Whether or not the film works may very well come down to one simple question, did you read the book beforehand?
As I Lay Dying (Cannes Review)
At the very least, you must credit James Franco for even attempting to film what some consider to be a near impossible story to tell. William Faulkner’s classic 1930 novel, As I Lay Dying, features 15 different characters, each telling a part of the story in their point of view. Director James Franco does a marvelous job of recreating this by showing many parts of the film with a split screen that often shows one character speaking on one side and the reaction of the other character on the other side. Franco can now mark another tally under his growing collection of experimental films.
The overall plot of As I Lay Dying is a fairly simple one; a family travels on a journey to the town of Jefferson in order to fulfill the requests of recently deceased family member named Addie Bundren. The real story lies within all the details and burdens each character brings to the table. But the details are rather long-winded, which makes following what exactly is going on a bit challenging.
The biggest obstacle comes on the first day of their long-haul. The group must cross a river with their wagon that is carrying the coffin without the use of a bridge due to massive flooding. Their only option is to try crossing with the aid of an improvised ford, but it does end smoothly. One of the traveler’s leg gets badly injured during this mishap and requires some serious medical attention. I will spare some of the gruesome details that ensue when they attempt to treat the wound themselves.
I must confess that I did not read the novel before seeing the film and I think it was a real challenge because of that fact. There are indeed many films that you can get by just fine without having read the literature beforehand, however, I do not believe As I Lay Dying fits into that category. Not helping matters is a character named Anse (Tim Blake Nelson) who would give Bane (of The Dark Knight Rises) a run for his money at being more incomprehensible. The combination of his rotting teeth and extreme Southern drawl made it difficult to understand more than every tenth word he spoke. Even though As I Lay Dying is an English speaking film, the French speaking audience members at this screening likely better understood what was being said because they at least had subtitles to read.

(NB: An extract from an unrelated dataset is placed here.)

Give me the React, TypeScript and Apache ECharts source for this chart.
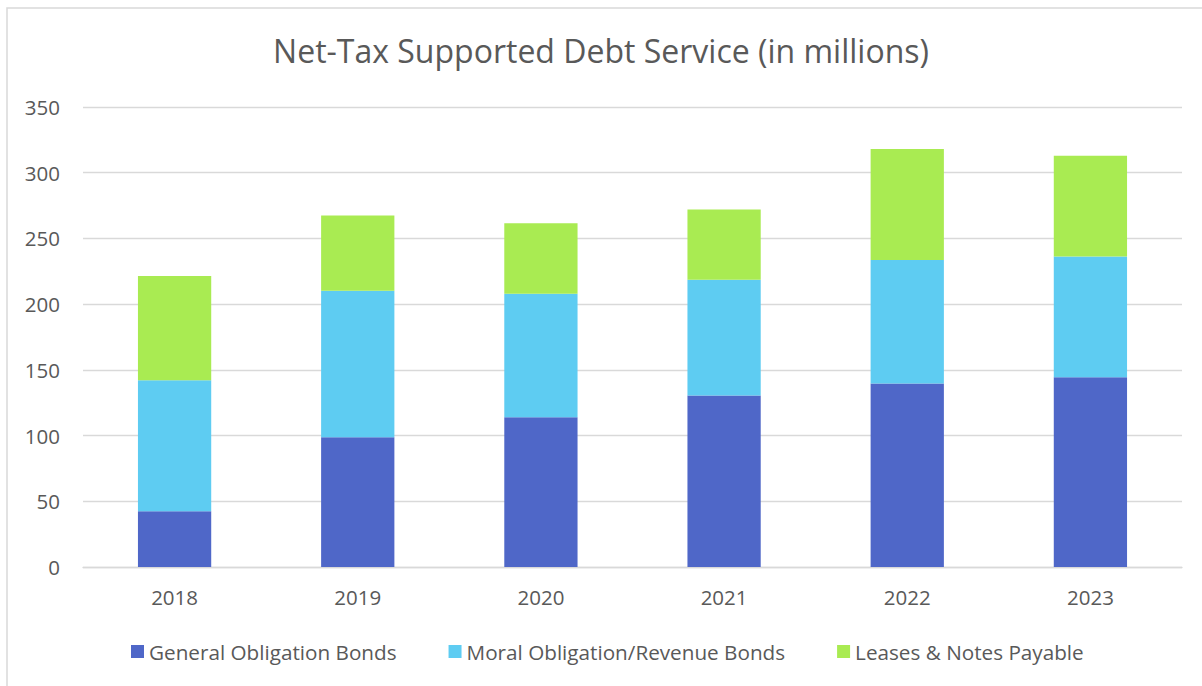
import React, { useEffect, useRef } from "react";
import * as echarts from "echarts";

const years = ["2018", "2019", "2020", "2021", "2022", "2023"];
const generalObligation = [42.4, 98.8, 114.0, 130.4, 139.7, 144.3];
const moralObligation = [99.6, 111.4, 94.0, 88.2, 93.8, 91.9];
const leasesNotes = [79.4, 57.3, 53.5, 53.5, 84.6, 76.8];
const seriesNames = [
  "General Obligation Bonds",
  "Moral Obligation/Revenue Bonds",
  "Leases & Notes Payable",
];
const colors = ["#4F67C8", "#5ECCF2", "#A9EB52"];

const FONT = "'Open Sans', sans-serif";
const GRAY = "#595959";

export default function App() {
  const ref = useRef<HTMLDivElement>(null);
  useEffect(() => {
    if (!ref.current) return;
    const chart = echarts.init(ref.current, null, { renderer: "svg" });
    const data = [generalObligation, moralObligation, leasesNotes];
    chart.setOption({
      animation: false,
      backgroundColor: "#ffffff",
      title: {
        text: "Net-Tax Supported Debt Service (in millions)",
        left: "center",
        top: 29,
        textStyle: {
          fontFamily: FONT,
          fontSize: 32,
          fontWeight: "normal",
          color: GRAY,
        },
      },
      graphic: [
        {
          type: "rect",
          shape: { x: 7, y: 8, width: 1300, height: 800 },
          style: { fill: "none", stroke: "#D9D9D9", lineWidth: 1.5 },
          silent: true,
        },
      ],
      legend: {
        left: 126,
        top: 636,
        itemWidth: 13,
        itemHeight: 13,
        itemGap: 52,
        icon: "rect",
        textStyle: { fontFamily: FONT, fontSize: 20.7, color: GRAY },
        data: seriesNames,
      },
      grid: { left: 83, right: 20, top: 107, bottom: 119, containLabel: false },
      xAxis: {
        type: "category",
        data: years,
        axisLine: { lineStyle: { color: "#D9D9D9", width: 1.3 } },
        axisTick: { show: false },
        axisLabel: {
          fontFamily: FONT,
          fontSize: 20.5,
          color: GRAY,
          margin: 19,
        },
      },
      yAxis: {
        type: "value",
        min: 0,
        max: 350,
        interval: 50,
        axisLine: { show: false },
        axisTick: { show: false },
        splitLine: { lineStyle: { color: "#D9D9D9", width: 1.3 } },
        axisLabel: {
          fontFamily: FONT,
          fontSize: 20.5,
          color: GRAY,
          margin: 23,
        },
      },
      series: seriesNames.map((name, i) => ({
        name,
        type: "bar",
        stack: "total",
        barWidth: "40%",
        data: data[i],
        itemStyle: { color: colors[i] },
      })),
    });
    return () => chart.dispose();
  }, []);
  return (
    <div
      ref={ref}
      style={{ position: "fixed", left: 0, top: 0, width: 1202, height: 686 }}
    />
  );
}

James Franco came on stage to introduce the film at its premiere at the Cannes Film Festival and bluntly said, “This is a weird film.” Indeed it was. For better or worse, As I Lay Dying certainly felt like a literal interpretation of the novel, but as I mentioned before I have not read the book, therefore I cannot say that with absolute certainty. The acting in the film was very strong but the obvious standout is the film’s poetic and Malick like cinematography. Whether or not the film works may very well come down to one simple question, did you read the book beforehand?